Although those videos may not play well in front of a jury, Paul said he thinks Woods could make strong arguments, as he did shortly after his arrest, that his demeanor was a result of accidental, and involuntary, side effects from medicines that were prescribed for him after he had back surgery in April.

Woods has nothing to lose by going to trial, Paul said. Even if a jury were to convict Woods, Paul believes he likely would get the same year-long term of probation that he would have to serve in the diversion program.

“For Tiger, what’s the risk? What does he care if he has a DUI on his record or not?” Paul said, adding of a potential DUI conviction. “If I’m an over-the-road (truck) driver, that’s a bad thing. If I’m Tiger Woods, not so much.”

Of the diversion program, Paul said his clients find it a burden to outfit their cars for three to six months with an in-car Breathalyzer that requires them to blow into a tube that checks blood alcohol content every time they get behind the wheel. 

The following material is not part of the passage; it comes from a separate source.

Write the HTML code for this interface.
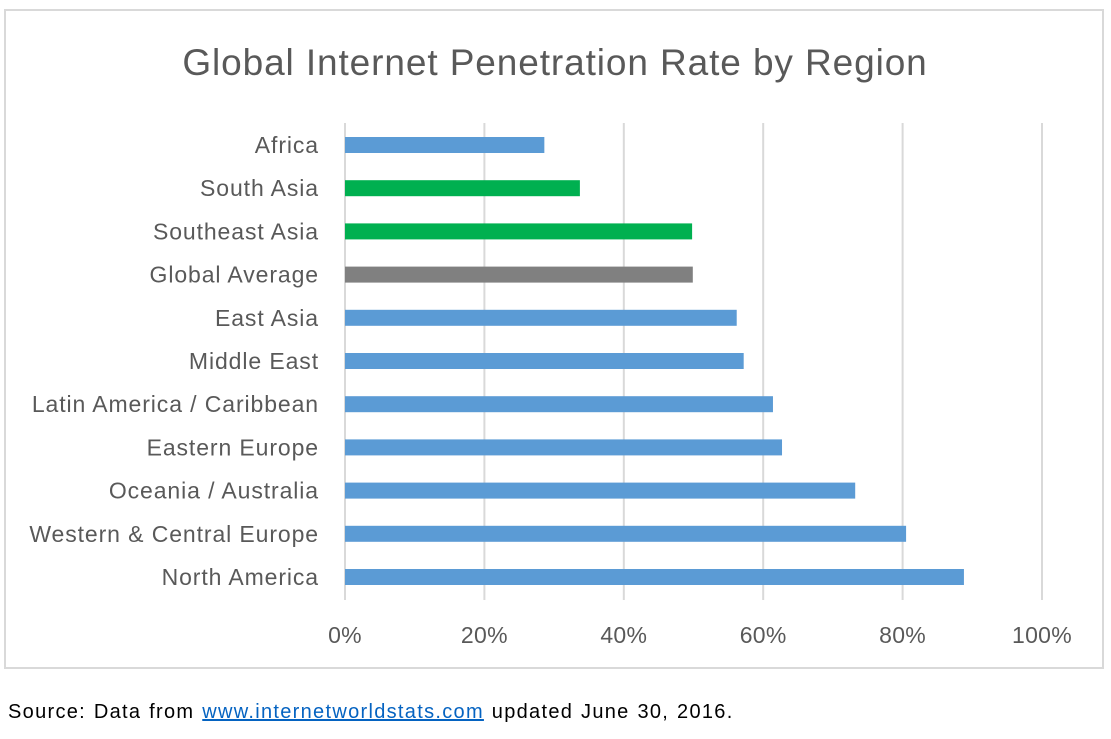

Brian Gabriel, another defense attorney who specializes in DUI cases, also said shortly after Woods’ arrest that he should go to trial and try for an acquittal, but last week Gabriel said he was no longer so sure.

Under the terms of the diversion program, Woods will have to let prosecutors know by the time of his arraignment Wednesday whether he will participate or not. Duncan in late May waived Woods’ appearance at court hearings, but he will have to appear in court if he plans to enter a guilty or no contest plea before Palm Beach County Judge Sandra Bosso-Pardo. He, of course, also would have to appear in court if the case were to go to trial.

Gabriel, who has no involvement in Woods case, says it’s possible that prosecutors and Duncan have already worked out a deal. If Woods has already started working on some of the conditions of the program, then it’s possible the parties can come to court Wednesday and allow Woods to enter a guilty or no contest plea so he wouldn’t have to return to court again as long as he completed the program.

As for his future in golf, Woods had tweeted just days before his arrest that he was looking forward to competing again professionally once he healed from his most recent back surgery.

Paul says no matter his intentions for the golf course, it’s unlikely Woods’ DUI charge will have him making many courtroom appearances.

“Even if he goes to trial, I wouldn’t be going back to court for multiple hearings,” Paul said. “I’d set the trial for next month and just get to it, and either way it goes he can get it over with and move on.”